§ **Problem statement**
The lines to extract run from the first line of the material below to the line containing "const yTickVals = [-25, 0, 25, 50, 75, 100, 125];", both included; leave the pictures behind.

§ **Dataset excerpt**
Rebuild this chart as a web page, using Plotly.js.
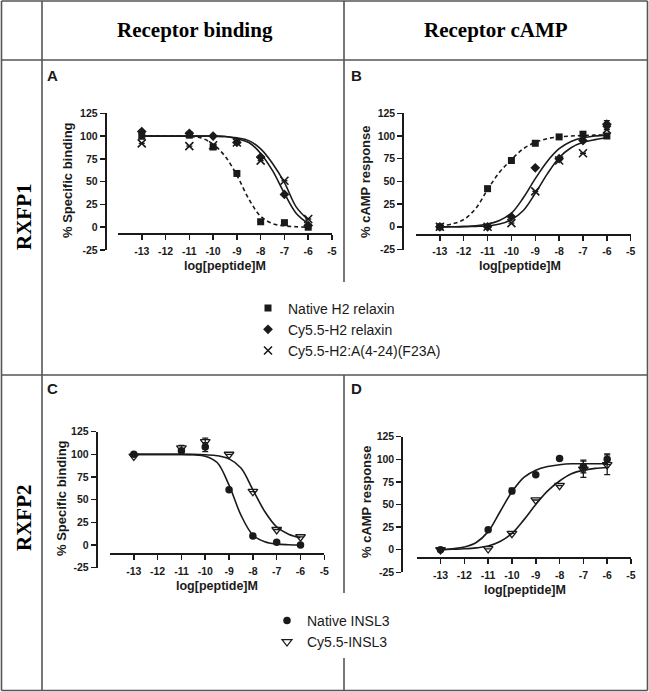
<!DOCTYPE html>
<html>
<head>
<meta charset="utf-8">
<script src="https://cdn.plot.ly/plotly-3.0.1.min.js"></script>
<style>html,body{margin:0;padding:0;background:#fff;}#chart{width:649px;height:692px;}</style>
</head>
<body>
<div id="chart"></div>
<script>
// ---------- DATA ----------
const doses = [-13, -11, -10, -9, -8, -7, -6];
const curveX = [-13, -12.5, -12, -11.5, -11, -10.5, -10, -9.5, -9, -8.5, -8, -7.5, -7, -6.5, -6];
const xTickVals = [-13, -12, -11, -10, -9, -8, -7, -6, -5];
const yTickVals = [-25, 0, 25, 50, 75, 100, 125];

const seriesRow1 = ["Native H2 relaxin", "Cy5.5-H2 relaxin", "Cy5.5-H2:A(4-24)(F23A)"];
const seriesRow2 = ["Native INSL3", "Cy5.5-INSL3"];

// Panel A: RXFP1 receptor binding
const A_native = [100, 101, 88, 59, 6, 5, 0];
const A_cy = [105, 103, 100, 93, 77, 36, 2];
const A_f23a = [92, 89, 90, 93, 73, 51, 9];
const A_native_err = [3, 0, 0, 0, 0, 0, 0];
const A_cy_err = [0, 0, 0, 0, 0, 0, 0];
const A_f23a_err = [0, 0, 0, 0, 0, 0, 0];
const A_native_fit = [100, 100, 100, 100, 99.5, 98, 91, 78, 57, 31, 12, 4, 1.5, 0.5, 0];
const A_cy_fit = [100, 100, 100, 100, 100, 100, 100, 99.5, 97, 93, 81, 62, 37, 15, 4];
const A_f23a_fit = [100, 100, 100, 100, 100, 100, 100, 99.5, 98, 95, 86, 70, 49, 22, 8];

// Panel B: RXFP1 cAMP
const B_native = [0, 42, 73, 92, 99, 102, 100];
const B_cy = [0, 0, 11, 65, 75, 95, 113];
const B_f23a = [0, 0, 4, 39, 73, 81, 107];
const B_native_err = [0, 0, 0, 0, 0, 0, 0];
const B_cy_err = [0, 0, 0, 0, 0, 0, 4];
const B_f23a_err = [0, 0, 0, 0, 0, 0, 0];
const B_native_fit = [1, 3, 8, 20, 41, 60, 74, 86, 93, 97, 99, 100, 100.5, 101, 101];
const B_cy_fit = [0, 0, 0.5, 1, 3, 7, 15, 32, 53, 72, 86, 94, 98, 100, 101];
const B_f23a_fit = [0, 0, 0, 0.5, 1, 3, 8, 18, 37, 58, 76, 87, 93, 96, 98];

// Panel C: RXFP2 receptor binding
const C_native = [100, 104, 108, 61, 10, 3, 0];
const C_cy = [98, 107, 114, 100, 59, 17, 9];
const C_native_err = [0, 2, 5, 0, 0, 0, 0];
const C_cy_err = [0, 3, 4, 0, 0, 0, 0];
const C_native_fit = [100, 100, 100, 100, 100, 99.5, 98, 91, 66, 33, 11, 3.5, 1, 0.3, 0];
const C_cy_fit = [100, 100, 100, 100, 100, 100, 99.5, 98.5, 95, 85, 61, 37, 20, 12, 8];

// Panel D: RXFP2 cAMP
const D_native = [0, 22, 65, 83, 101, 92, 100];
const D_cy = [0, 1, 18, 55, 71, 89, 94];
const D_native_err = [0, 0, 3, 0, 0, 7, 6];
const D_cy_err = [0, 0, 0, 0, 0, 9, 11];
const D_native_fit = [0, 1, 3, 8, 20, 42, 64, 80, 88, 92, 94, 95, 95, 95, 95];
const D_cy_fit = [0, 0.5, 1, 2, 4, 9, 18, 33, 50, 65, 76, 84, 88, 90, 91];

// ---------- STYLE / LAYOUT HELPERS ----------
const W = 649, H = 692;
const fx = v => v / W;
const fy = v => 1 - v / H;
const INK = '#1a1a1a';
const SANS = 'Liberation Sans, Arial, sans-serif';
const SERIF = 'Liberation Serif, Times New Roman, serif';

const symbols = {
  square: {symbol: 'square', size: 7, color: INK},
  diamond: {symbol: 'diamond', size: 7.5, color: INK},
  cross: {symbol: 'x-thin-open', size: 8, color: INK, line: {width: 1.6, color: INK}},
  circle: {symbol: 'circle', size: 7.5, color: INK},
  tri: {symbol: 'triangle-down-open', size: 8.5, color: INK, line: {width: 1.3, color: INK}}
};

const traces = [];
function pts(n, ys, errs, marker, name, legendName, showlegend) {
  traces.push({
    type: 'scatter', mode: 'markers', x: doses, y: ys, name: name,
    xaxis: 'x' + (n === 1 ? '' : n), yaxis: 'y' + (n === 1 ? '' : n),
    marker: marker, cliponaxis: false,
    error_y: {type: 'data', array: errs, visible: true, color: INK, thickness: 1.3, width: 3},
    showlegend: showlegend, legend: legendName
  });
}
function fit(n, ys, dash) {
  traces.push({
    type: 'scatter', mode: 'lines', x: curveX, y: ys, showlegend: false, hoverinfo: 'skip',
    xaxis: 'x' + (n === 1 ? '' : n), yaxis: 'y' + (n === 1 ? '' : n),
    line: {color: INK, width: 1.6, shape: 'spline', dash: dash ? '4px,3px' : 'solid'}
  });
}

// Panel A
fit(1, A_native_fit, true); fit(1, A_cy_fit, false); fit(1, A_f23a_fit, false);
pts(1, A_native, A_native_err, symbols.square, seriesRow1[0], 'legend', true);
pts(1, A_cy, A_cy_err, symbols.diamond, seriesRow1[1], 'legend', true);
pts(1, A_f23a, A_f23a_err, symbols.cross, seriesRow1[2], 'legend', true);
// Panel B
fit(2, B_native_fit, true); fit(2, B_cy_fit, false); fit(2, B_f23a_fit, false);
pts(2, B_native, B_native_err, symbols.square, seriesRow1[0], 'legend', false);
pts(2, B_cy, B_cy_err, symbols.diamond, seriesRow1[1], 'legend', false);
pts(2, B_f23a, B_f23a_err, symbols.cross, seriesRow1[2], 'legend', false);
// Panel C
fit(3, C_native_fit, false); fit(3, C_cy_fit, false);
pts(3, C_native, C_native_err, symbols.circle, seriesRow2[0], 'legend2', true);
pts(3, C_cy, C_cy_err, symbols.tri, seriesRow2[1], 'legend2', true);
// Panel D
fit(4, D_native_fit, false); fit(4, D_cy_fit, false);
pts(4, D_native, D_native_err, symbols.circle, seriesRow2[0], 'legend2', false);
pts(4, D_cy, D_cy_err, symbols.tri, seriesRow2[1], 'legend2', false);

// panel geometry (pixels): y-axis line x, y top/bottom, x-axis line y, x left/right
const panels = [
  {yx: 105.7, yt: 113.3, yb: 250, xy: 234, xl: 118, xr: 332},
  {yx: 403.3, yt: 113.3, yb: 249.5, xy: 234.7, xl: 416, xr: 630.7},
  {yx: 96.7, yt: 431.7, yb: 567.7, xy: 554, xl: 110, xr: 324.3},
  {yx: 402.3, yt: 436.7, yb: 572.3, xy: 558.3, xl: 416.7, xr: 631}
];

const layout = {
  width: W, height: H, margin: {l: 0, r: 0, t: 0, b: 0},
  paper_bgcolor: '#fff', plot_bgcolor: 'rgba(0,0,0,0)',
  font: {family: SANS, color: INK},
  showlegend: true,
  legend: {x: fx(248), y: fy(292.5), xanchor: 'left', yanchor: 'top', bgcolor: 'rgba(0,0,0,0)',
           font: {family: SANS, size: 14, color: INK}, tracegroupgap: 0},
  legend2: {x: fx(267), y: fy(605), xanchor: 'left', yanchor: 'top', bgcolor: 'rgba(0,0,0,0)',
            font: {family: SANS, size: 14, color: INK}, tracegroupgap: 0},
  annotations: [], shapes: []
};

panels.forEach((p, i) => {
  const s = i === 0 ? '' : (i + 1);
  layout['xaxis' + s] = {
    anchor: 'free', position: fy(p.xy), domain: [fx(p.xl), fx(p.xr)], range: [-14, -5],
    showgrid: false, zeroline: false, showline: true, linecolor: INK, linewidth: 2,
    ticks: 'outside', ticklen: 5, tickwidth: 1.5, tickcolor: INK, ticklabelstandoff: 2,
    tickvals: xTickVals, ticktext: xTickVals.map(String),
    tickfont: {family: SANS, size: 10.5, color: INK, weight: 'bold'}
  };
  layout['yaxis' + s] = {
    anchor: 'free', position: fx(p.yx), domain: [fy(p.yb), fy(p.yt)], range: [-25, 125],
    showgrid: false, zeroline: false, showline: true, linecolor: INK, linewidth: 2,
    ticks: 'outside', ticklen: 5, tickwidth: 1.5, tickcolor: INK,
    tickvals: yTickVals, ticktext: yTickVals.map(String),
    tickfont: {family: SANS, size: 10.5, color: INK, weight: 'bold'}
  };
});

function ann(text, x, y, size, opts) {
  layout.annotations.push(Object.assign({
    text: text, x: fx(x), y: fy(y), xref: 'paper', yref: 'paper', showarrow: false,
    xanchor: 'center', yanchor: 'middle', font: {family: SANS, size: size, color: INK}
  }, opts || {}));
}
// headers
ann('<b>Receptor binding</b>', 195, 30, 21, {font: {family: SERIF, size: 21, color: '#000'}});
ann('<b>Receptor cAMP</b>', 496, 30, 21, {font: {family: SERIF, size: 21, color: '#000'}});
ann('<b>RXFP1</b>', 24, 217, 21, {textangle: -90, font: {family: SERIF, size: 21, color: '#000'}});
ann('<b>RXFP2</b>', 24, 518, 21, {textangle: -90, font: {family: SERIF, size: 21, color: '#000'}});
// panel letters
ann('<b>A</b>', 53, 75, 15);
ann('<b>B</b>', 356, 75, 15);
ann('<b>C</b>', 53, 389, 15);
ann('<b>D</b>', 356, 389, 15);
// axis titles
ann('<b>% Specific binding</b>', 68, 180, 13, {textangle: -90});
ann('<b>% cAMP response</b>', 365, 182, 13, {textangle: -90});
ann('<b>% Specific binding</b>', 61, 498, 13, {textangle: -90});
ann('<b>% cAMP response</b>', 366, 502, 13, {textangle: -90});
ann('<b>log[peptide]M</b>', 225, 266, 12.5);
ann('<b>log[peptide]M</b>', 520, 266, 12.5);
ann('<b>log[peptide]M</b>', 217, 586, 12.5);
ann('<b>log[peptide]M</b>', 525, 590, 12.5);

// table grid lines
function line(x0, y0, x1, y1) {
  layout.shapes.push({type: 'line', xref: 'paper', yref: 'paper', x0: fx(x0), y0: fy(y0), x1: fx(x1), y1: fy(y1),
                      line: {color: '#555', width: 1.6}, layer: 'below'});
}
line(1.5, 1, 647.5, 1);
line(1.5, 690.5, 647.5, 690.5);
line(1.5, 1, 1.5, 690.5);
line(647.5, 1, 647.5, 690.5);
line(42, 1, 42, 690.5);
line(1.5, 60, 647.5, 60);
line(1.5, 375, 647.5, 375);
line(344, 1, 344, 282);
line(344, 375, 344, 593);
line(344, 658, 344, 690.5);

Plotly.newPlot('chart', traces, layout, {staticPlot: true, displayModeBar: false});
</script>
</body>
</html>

§ **Full output**
Rebuild this chart as a web page, using Plotly.js.
<!DOCTYPE html>
<html>
<head>
<meta charset="utf-8">
<script src="https://cdn.plot.ly/plotly-3.0.1.min.js"></script>
<style>html,body{margin:0;padding:0;background:#fff;}#chart{width:649px;height:692px;}</style>
</head>
<body>
<div id="chart"></div>
<script>
// ---------- DATA ----------
const doses = [-13, -11, -10, -9, -8, -7, -6];
const curveX = [-13, -12.5, -12, -11.5, -11, -10.5, -10, -9.5, -9, -8.5, -8, -7.5, -7, -6.5, -6];
const xTickVals = [-13, -12, -11, -10, -9, -8, -7, -6, -5];
const yTickVals = [-25, 0, 25, 50, 75, 100, 125];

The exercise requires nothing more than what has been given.